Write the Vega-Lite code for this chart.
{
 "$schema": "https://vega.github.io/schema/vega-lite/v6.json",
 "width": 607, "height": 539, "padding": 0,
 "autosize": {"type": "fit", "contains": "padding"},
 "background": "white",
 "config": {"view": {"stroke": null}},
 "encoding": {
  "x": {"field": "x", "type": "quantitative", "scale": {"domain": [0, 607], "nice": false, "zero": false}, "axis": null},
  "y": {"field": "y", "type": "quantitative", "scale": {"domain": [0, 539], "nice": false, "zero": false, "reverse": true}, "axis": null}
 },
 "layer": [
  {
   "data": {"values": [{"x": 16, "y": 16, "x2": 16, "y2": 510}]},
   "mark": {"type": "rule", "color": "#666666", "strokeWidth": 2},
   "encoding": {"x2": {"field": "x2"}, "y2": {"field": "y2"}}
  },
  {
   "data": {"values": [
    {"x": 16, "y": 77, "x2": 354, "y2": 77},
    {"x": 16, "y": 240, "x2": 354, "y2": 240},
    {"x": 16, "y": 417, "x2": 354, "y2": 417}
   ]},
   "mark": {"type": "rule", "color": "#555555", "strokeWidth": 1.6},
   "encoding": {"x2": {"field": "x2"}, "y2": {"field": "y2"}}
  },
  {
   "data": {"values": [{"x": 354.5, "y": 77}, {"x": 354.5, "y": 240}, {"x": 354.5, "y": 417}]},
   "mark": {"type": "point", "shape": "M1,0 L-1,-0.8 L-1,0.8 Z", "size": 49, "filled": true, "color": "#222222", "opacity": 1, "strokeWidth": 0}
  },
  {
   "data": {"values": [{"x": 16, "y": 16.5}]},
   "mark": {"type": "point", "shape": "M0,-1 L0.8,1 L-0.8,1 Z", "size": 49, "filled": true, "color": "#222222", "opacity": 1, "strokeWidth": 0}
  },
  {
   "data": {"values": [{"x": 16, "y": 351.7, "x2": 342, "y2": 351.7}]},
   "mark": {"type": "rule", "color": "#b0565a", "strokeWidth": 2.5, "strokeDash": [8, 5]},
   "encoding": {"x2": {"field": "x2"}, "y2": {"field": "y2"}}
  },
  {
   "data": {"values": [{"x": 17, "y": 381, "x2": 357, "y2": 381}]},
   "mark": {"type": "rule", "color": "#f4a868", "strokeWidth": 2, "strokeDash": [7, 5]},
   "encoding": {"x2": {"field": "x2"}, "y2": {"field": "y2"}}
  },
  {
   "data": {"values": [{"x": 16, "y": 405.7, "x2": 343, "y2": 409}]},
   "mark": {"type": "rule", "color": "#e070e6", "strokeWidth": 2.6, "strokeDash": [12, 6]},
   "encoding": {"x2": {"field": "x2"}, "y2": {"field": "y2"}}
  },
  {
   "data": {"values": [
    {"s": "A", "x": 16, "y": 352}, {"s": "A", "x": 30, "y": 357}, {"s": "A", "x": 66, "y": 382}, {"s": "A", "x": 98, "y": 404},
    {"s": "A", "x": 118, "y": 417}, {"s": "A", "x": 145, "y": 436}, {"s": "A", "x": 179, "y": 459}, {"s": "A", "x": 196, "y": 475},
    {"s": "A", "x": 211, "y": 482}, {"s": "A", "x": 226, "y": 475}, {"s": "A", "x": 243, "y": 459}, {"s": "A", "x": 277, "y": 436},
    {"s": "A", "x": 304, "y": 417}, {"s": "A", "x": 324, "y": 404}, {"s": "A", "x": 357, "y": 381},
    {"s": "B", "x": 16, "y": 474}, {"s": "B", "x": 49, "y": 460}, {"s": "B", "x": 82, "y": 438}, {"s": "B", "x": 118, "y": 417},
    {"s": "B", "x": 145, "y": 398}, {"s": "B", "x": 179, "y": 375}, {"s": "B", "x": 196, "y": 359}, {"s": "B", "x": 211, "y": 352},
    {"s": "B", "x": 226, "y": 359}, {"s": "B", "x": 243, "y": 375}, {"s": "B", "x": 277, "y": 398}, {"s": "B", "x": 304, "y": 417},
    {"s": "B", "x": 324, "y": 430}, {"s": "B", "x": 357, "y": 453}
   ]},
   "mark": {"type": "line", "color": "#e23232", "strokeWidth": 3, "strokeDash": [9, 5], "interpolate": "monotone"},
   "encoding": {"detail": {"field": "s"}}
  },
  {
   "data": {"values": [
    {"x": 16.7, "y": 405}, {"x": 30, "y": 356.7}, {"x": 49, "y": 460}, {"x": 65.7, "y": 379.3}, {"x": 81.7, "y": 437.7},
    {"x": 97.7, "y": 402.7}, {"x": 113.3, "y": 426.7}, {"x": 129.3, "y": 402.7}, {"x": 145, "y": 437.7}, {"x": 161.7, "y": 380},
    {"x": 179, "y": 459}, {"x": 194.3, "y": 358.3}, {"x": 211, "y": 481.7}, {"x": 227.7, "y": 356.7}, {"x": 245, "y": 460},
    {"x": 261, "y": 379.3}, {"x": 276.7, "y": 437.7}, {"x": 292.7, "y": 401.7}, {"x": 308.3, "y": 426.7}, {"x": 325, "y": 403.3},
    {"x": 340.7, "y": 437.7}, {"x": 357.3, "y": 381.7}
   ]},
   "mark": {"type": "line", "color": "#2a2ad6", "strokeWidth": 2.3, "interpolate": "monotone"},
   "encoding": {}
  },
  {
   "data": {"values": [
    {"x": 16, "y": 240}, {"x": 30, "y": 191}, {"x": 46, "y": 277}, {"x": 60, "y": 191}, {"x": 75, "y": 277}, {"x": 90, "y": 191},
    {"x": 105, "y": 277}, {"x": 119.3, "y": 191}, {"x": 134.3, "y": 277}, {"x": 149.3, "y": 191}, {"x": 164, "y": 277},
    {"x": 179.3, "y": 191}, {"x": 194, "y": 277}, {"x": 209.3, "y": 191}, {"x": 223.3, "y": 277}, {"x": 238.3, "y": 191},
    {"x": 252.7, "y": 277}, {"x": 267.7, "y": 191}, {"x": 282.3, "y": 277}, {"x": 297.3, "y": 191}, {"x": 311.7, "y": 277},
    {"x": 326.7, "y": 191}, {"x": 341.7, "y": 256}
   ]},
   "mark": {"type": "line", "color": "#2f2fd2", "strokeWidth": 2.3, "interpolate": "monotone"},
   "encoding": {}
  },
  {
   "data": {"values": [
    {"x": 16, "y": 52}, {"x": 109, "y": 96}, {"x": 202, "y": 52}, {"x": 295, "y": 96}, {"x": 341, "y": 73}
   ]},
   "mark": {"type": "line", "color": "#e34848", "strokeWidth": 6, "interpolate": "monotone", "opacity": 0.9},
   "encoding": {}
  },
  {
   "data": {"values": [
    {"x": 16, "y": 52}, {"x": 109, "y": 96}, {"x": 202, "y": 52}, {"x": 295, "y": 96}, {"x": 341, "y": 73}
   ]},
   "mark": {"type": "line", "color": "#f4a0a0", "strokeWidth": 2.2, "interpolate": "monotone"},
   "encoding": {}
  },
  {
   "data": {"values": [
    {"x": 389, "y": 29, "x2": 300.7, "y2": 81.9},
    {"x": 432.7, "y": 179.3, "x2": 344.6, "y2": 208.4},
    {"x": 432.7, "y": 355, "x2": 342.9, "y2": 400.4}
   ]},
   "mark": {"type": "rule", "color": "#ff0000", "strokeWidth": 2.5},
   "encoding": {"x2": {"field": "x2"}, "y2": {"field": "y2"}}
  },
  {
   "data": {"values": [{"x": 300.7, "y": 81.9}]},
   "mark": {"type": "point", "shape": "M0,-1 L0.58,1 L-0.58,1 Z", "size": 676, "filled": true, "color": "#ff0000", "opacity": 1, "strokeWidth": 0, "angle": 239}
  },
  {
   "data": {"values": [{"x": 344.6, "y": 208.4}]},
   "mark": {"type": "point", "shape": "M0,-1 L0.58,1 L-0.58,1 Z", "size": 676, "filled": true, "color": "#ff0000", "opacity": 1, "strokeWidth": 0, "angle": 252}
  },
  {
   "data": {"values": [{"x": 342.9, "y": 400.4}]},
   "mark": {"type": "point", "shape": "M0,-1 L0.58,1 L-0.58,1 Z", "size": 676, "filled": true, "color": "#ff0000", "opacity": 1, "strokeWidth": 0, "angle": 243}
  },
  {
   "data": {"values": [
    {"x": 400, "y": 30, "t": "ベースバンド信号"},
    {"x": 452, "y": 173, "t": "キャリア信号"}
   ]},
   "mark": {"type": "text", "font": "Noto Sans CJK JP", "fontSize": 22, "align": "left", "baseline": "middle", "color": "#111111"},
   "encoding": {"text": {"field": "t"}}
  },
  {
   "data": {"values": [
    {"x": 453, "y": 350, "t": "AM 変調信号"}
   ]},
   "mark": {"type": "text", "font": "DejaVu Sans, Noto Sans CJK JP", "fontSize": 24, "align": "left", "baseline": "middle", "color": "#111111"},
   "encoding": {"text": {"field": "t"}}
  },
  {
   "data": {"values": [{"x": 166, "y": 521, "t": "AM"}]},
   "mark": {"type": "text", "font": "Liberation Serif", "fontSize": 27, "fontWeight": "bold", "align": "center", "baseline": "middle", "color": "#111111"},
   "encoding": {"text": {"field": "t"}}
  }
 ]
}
══════
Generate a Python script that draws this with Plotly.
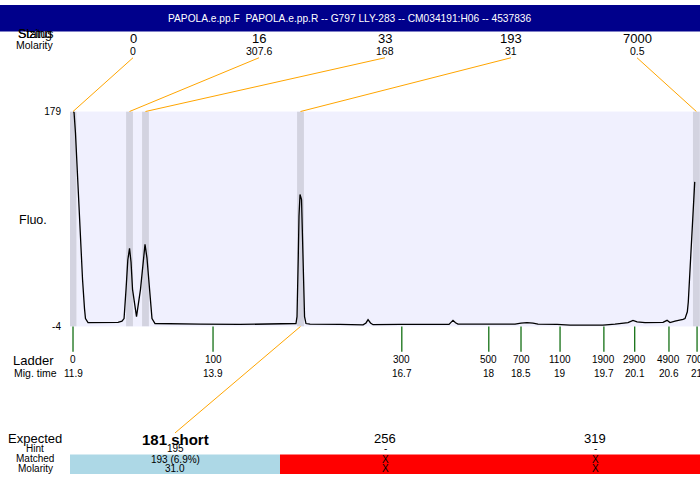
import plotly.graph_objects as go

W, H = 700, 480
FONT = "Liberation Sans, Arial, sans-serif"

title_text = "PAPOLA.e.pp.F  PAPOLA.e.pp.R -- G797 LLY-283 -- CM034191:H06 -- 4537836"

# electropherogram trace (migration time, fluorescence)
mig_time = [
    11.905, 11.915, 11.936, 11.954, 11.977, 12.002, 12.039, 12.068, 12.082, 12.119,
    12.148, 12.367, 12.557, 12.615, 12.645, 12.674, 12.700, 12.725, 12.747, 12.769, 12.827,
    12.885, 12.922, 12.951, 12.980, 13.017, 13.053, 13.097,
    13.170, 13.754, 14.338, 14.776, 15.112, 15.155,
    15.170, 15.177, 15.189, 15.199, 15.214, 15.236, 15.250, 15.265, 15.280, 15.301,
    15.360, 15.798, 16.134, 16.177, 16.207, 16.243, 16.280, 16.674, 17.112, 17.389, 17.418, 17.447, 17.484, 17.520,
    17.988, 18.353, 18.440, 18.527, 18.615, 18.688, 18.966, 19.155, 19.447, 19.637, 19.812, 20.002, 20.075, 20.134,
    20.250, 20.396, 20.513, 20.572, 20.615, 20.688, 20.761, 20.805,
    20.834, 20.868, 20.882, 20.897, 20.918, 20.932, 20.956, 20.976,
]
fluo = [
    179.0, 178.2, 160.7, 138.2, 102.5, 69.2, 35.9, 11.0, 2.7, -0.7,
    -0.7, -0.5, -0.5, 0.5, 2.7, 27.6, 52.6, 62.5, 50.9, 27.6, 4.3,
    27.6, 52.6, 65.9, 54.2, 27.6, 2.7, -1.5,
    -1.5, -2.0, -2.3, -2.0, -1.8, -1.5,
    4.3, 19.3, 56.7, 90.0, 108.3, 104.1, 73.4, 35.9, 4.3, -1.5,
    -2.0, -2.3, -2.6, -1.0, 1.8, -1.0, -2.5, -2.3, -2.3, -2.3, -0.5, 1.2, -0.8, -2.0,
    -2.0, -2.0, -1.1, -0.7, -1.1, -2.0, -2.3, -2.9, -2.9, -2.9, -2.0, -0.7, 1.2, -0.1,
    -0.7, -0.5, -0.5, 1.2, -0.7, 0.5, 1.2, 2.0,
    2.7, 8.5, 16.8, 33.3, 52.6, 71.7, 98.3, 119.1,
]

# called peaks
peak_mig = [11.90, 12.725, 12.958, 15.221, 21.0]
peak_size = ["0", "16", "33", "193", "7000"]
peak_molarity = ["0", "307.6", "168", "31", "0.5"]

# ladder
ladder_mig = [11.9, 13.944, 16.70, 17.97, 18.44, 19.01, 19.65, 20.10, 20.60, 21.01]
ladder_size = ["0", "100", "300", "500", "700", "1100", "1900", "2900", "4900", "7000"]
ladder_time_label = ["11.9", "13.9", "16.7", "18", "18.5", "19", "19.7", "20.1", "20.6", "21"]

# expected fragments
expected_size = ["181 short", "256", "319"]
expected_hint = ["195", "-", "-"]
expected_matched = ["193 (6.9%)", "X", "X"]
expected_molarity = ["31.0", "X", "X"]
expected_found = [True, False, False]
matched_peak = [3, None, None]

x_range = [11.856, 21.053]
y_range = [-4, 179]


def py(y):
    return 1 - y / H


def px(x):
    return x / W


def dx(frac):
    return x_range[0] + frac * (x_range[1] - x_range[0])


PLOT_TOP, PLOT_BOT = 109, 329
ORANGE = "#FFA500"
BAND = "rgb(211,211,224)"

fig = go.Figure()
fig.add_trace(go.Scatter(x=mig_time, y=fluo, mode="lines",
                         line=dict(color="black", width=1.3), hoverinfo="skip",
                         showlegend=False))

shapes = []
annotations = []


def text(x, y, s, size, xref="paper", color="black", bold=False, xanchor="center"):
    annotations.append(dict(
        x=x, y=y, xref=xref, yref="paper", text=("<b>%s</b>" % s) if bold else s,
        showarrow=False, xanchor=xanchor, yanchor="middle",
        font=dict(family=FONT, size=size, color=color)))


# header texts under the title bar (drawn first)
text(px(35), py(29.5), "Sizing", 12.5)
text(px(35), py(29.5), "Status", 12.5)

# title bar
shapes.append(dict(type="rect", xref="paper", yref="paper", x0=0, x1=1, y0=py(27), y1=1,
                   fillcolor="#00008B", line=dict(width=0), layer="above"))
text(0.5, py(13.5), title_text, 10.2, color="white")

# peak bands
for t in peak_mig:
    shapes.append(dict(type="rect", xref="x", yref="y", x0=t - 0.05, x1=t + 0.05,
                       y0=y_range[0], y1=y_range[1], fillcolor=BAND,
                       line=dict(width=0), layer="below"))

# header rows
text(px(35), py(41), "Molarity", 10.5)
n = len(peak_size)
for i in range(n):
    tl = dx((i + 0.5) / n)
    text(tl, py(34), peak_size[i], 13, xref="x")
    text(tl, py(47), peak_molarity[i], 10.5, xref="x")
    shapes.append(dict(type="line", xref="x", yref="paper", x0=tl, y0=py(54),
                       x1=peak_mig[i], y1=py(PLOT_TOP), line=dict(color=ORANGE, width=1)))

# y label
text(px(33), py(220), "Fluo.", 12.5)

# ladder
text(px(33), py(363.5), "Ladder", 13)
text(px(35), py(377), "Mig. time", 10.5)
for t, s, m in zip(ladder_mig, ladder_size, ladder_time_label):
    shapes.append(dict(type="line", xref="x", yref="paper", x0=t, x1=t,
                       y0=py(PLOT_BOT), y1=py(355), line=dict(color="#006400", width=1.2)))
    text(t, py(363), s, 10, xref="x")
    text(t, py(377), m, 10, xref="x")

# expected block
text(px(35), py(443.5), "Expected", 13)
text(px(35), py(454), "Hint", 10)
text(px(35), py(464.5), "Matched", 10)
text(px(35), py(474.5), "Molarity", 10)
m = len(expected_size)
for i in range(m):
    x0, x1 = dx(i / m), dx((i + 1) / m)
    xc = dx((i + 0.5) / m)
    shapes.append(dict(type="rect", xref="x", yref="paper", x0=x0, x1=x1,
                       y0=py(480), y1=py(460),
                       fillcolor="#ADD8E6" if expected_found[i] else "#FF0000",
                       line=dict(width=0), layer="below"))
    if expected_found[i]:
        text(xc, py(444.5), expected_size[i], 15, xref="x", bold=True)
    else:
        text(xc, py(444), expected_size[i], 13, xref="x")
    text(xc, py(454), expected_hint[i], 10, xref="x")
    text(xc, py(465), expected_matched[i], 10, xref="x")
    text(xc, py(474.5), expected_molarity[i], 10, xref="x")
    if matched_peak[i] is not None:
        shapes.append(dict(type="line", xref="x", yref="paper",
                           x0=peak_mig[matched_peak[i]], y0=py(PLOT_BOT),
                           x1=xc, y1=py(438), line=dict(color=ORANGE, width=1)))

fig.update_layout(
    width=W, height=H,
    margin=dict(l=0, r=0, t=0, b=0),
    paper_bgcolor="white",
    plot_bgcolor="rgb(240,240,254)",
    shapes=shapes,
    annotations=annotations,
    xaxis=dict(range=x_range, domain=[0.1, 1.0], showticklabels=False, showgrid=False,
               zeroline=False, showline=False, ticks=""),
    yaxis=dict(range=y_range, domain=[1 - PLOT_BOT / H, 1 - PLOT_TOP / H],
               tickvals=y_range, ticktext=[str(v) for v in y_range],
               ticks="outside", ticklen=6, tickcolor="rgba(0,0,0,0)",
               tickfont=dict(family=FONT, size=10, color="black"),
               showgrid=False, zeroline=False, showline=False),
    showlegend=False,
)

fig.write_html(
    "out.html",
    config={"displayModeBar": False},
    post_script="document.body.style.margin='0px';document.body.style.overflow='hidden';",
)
══════
In the listing above, find the line containing "Generate a Python" and the line containing "PAPOLA.e.pp.R -- G797", then output those two lines and everything between them exactly as written, without the images.

**PROBLEM SOLUTION:**
Generate a Python script that draws this with Plotly.
import plotly.graph_objects as go

W, H = 700, 480
FONT = "Liberation Sans, Arial, sans-serif"

title_text = "PAPOLA.e.pp.F  PAPOLA.e.pp.R -- G797 LLY-283 -- CM034191:H06 -- 4537836"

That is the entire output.